Generally speaking, the Curmudgeon is an advocate of good manners. I don't mean the knowing-which-one-is-the-shrimp-fork kind, just the what-used-to-be-common variety. I’m certainly no Emily Post (your grandparents will explain the reference). But I maintain that attention to everyday manners shows an interest in how others experience their time with us (how’s that for an archaic consideration?). Unfortunately, manners are like a slowly dimming light in our current culture, and we are the poorer for their decline.
That said, there is one situation in which I am decidedly against what would be considered proper manners. That is when it comes to saying goodbye to large groups.
I specify the group size intentionally; if you’re at a gathering of say, eight people, it’s simply not acceptable to walk out the door without a word to anyone whenever you make up your mind to leave. Common courtesy dictates that you must stay until the gathering seems to be winding down, then bid goodbye to each guest. But when there are say, forty-seven or so in attendance, I find it a great relief to put efficacy before etiquette and make use of what’s known as “the Irish goodbye” (or sometimes “the Irish exit”). That is to say, I simply leave.
Saying goodbye to each of those guests is both tedious and impractical, and there is a high risk of reaching the last person only to begin re-encountering those to whom you’ve already bidden farewell, triggering a secondary round of parting words and delaying your exit until some time the next morning. And tracking down the host or hostess of a party of that size just to report your impending egress does little for either of you beyond creating an awkward obligation for some kind of artificial closure.
The Irish goodbye, conversely, has no downside. With such a large crowd, it’s almost certain that no one will notice the exit or even remember that goodbyes weren’t exchanged. If anyone does, he or she will likely assume you simply missed each other as you were leaving.

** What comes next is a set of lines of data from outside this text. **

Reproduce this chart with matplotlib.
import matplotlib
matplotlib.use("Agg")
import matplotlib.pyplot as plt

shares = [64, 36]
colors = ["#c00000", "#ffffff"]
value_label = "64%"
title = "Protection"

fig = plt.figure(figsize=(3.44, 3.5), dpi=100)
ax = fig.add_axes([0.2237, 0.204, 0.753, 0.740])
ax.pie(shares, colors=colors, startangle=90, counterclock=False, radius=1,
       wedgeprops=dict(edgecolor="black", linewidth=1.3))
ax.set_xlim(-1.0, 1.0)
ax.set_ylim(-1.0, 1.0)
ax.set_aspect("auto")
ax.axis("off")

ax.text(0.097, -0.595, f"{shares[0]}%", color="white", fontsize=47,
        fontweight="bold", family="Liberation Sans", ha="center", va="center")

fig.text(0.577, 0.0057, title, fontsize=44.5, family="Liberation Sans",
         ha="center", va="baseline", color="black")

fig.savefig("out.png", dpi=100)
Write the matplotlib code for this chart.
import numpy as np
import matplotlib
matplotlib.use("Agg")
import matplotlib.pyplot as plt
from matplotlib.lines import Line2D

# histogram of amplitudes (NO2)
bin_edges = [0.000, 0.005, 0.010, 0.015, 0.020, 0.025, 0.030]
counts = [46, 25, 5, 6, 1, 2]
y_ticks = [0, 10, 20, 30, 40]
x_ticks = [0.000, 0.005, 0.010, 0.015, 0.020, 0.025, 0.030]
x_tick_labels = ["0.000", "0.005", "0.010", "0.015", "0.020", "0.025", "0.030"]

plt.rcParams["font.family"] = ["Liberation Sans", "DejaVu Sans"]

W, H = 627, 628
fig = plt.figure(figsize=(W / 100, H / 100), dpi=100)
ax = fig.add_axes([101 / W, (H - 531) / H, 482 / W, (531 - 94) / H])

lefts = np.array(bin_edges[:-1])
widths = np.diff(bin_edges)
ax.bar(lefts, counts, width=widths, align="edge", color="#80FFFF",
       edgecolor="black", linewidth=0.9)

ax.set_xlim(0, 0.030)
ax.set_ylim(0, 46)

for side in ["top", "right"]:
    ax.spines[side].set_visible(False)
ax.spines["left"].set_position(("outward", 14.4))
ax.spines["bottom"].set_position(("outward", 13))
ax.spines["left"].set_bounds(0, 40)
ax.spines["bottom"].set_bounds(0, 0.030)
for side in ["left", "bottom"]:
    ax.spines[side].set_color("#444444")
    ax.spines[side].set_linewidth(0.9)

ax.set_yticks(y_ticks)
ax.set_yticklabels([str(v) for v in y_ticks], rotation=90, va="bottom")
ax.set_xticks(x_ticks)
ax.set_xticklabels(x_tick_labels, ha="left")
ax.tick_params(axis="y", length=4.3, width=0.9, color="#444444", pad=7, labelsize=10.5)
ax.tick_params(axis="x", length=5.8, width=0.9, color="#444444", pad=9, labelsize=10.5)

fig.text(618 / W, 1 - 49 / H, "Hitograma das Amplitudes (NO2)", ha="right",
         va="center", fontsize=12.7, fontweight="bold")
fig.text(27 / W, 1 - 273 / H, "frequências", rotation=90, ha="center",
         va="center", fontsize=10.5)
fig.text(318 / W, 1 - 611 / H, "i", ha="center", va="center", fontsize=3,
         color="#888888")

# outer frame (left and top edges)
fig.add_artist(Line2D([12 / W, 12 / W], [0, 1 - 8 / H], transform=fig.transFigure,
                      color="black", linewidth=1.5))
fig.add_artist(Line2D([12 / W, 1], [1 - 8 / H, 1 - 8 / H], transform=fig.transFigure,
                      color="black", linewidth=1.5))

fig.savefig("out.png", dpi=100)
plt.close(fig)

By the way—and I know you'll want to know this—not everyone attributes this brilliant practice to the same nation. The Irish goodbye has also been called (albeit less commonly) “taking French leave.” It's also known as making a “Dutch exit.” Meanwhile, the Germans blame the Poles for ducking out without a peep (polnischer Abgang — “Polish goodbye”). And the French and the English blame each other. A line in Proust’s In Search of Lost Time reads «Je vous suis, me dit-il, mais nous ne pouvons pas partir à l’anglaise. Allons dire au revoir à Mme Verdurin,» which translates properly as "'I'll follow you,' he told me, 'But we can’t leave in the English way. Let’s say goodbye to Madame Verdurin'." But, when the novel was translated for the English, that line was changed to read, "'I’m coming with you,' he told me, 'but we can’t take French leave. Come and say goodbye to Madame Verdurin.'"
Clearly, the Irish aren’t the only ones who’ve embraced the merits of the farewell-less departure. (There is also a “Greek goodbye,” but that's the exact opposite of its multinational cousin. It involves long, lingering, meaningful final moments with each remaining guest, during which there is much weeping and hugging. It takes a minimum of three hours—five if there are theatre people present.)
But what if you’re moving away, leaving your city, your state, or even your country? Even in such an instance, one might do well to consider applying a similar methodology if one ever hopes to get out of town.
Years ago, shortly before moving to a new state, I hosted a huge goodbye party to get it all done at once. Fool that I was, I hadn’t foreseen what was to come. As each guest left they did so with an emphatic demand: “We have to get together before you leave!” But we already had, you see? We had gotten together before I left. In fact, we’d only just done that very thing. Did we really need a post-goodbye goodbye as well? Indeed, the awful truth was that no matter how many final get-togethers I had with these people, they always ended with “We have to get together before you leave.”
Since then I’ve learned that, whether leaving a dinner party or leaving a country, it’s best to get out before the goodbyes start.
I have also learned this: When parting ways with close friends, there is no version of "goodbye" that will ever feel fully satisfactory. (At no point will you think, "All right. That did it. I'm now fine not seeing Hyacinth again.") And when parting ways with mere acquaintances, there is no version of "goodbye" that will ever make you feel as if you'd been closer.
Now, none of this is to say that the Curmudgeon is changing locations in a big way. I’m only saying that if I were to make such a move . . . chances are I’ve already left.